“I’m afraid that something I say will be taken wrong and I’ll end up in HR.”
“Listen, I’m an old gray haired guy. What will people think if I’m suddenly hanging out with a pretty young employee, chatting over lunch or coffee, and meeting with her behind closed doors?”
“This Me Too thing has made it too risky for men to be alone with the women they work with. I’m not going to put myself in a position to have my integrity questioned!”
These are a few of the sentiments shared by men who are afraid to mentor women, and their feelings have grown stronger as the #MeToo movement has picked up steam.
And then there is the “Pence Rule”, named after Mike Pence who has a policy of never dining alone with any woman other than his wife. I’ve known men who have take this rule even further by refusing to ever be alone with a woman. Ever. Even for a car ride to an offsite meeting.
I can’t think of a single successful woman who would be where she is today if she refused to be alone with any man other than her husband. No behind closed doors meetings. No lunches. No dinners. No car rides.
Nope, I don’t think this has happened. Ever.
While I applaud the dedication to their wives, faith, and reputation… men who follow the “Pence Rule” put women at an extreme disadvantage. Men are in Power. Women need to learn from their experience. We simply cannot rise if men aren’t willing the support us. We need their mentorship. We need to have private conversations with men. And that’s going to require men to be alone with us.
So what the heck can we do to fix this mess? One thing is certain, it’s going to take all of us talking about the issue… together… and then doing something (or a lot of somethings) to make it better.
Tips for Companies:
Implement a Formal Mentoring Program – I’m torn on this one. Typically, I find that mentoring relationships are more effective when they are developed outside of a program. Here’s why this one makes the list… when it’s a formal program, people won’t bat an eye when they see a more senior man spending time with a junior woman in the company. The more employees know the program exists, the easier it is for men to mentor women.

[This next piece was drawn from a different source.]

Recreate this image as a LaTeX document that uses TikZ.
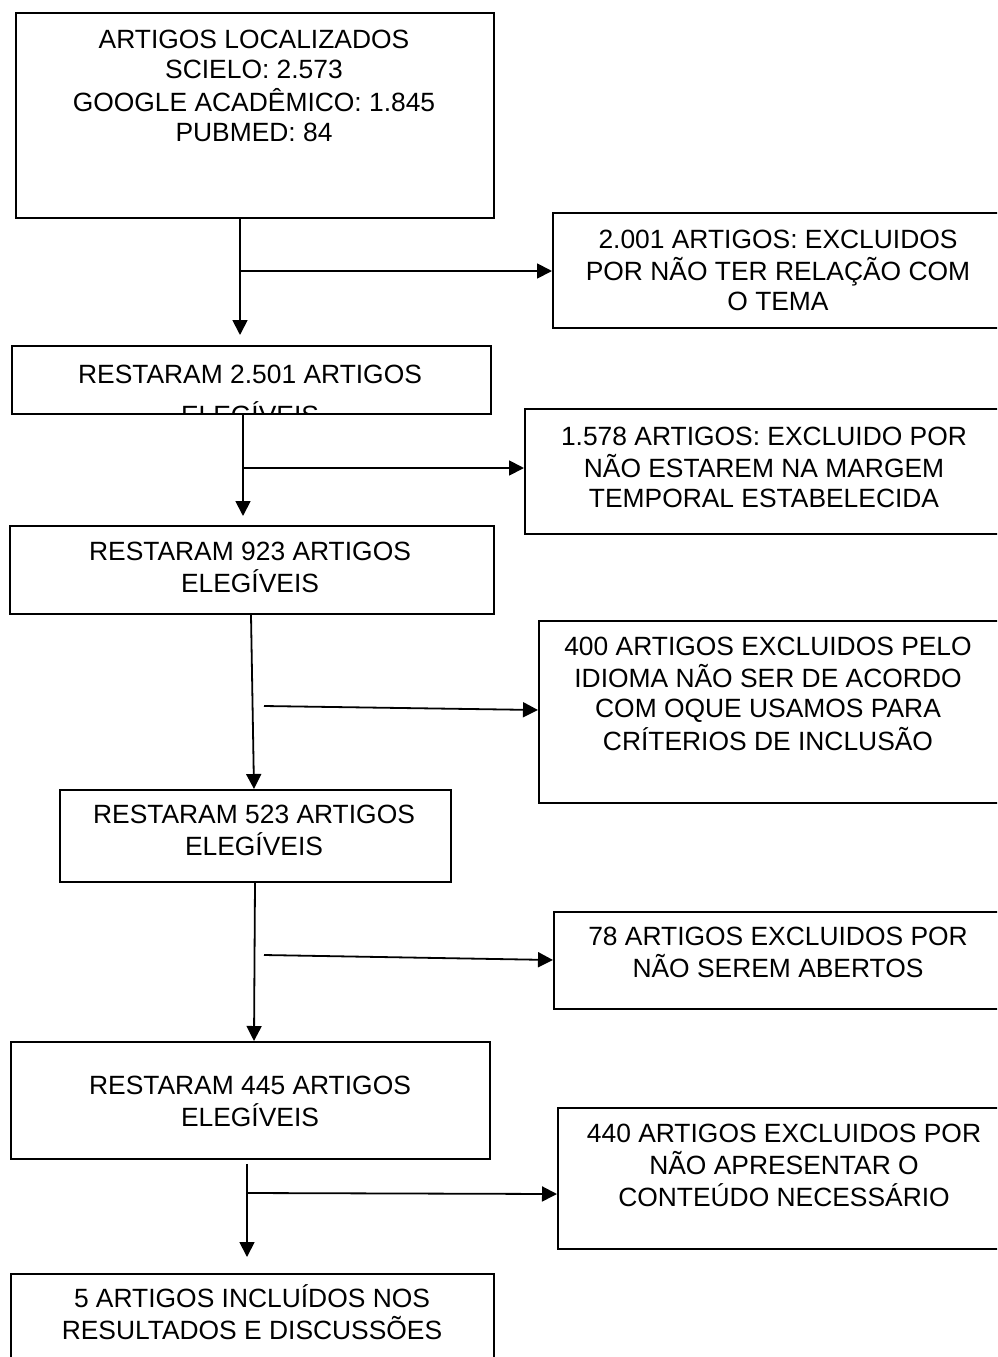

Publish Gender Gaps – Be completely open about gaps in pay, leadership representation, demographics of your board, and any other area where women are statistically lagging behind. Openly share information about the programs & changes being implemented to close the gaps.
Mask Personal Identifiable Information on Resumes – You’ve likely read the studies on how unconscious bias impacts the gender gap. Masking applicants names and other information that would indicate gender gives all candidates an equal shot from the beginning of the process.
Tips for Men:
Remember: You have two relationships to manage… the mentoring relationship, and the perception of the relationship with your colleagues and employees.
Mentor More Than One Woman – This is especially important if all of your past mentees have been men.
Mentor Everyone the Same Way – Chose your mentoring rules and apply them to both men and women. Here are a few guidelines you may want incorporate into your mentoring relationships:
Offsite lunch meetings are inbounds, dinner is out – When colleagues see you out for lunch, no big deal! If you run into that same person at a restaurant in the evening, it may leave the perception of an intimate relationship.
Meetings will be held with office doors open – Even when discussions are confidential, there is very little chance someone will overhear your conversation. Keep your volume down and opt for a quick walk outside if more privacy is needed.
Physical connections are equal – This is a topic that is quite literally “touchy”, and yet it’s super simple. If you only shake hands with men, only shake hands with women. Interact with the professional women in your life the same way you do the men. Easy Peasy!
Now… there is a small group of men who use the #MeToo movement as an excuse for not working with, mentoring, or promoting women. For them, I leave you with this quote from Sheryl Sandberg:
“It’s not enough to not harass us, you need to not ignore us, either.”
One BIG Tip for Women:
Have an open conversation with the men you’re seeking mentorship from. Tell them that you know they may have concerns about mentoring women. Talk about how the two of you can manage the relationship in a way that keeps him safe and upholds his reputation, while ensuring you get the coaching you need to rise in your career.
You’re both smart and accomplished people. I know you can figure this out.